Hugh Grant has revealed that he agreed to take part in the fourth Bridget Jones film after rewriting his part.
The English actor, 64, played the dashing love rat Daniel Cleaver in the first two films of the franchise, opposite Renee Zellweger, who played clumsy and hapless romantic Bridget Jones and Oscar-winner Colin Firth as the buttoned-up lawyer Mark Darcy.
However, Grant did not reprise his role in the last film, 2016's Bridget Jones’s Baby, where his character appeared to be killed off, and Bridget becomes pregnant.
The movie instead saw billionaire US love guru Jack Qwant, played by Patrick Dempsey, compete for Bridget against Mark.
Grant told Vanity Fair: "I really couldn’t fit my character in - he just didn’t belong, so I stepped aside."

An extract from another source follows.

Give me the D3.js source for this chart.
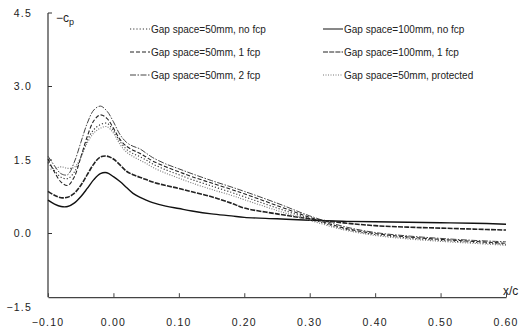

However, he said that he "loved the script" for the latest instalment, Bridget Jones: Mad About The Boy, and said it "made me cry, and I wanted to help with this one."
"But really there’s no part for Daniel Cleaver in it at all," Grant added.
"They wanted him in it, and in the end, they’d done something I wasn’t crazy about."
Author Helen Fielding’s Bridget Jones: Mad About The Boy sees Bridget as a widow in her 50s with two children following Mark’s death some years earlier.
Grant said that after he rewrote "some scenes," he will return as Cleaver.
He said: "It’s absolutely the best (book) and I think it’s very funny and very, very moving. I’m not in a lot, I did a week’s work, that’s it … But when you see the film, you’ll be very moved."
Grant was in the second Bridget Jones movie, Bridget Jones: The Edge Of Reason, in which he became a travel broadcaster after leaving the job in publishing.
The actor has previously won a best acting Bafta for Four Weddings And A Funeral and was nominated for supporting actor for Paddington 2 and Florence Foster Jenkins.
He received a leading actor nod for the TV awards for his role in A Very English Scandal.
Bridget Jones: Mad About The Boy is set to be released next year.
Grant has been reportedly filming scenes with Zellweger in South Kensington, London.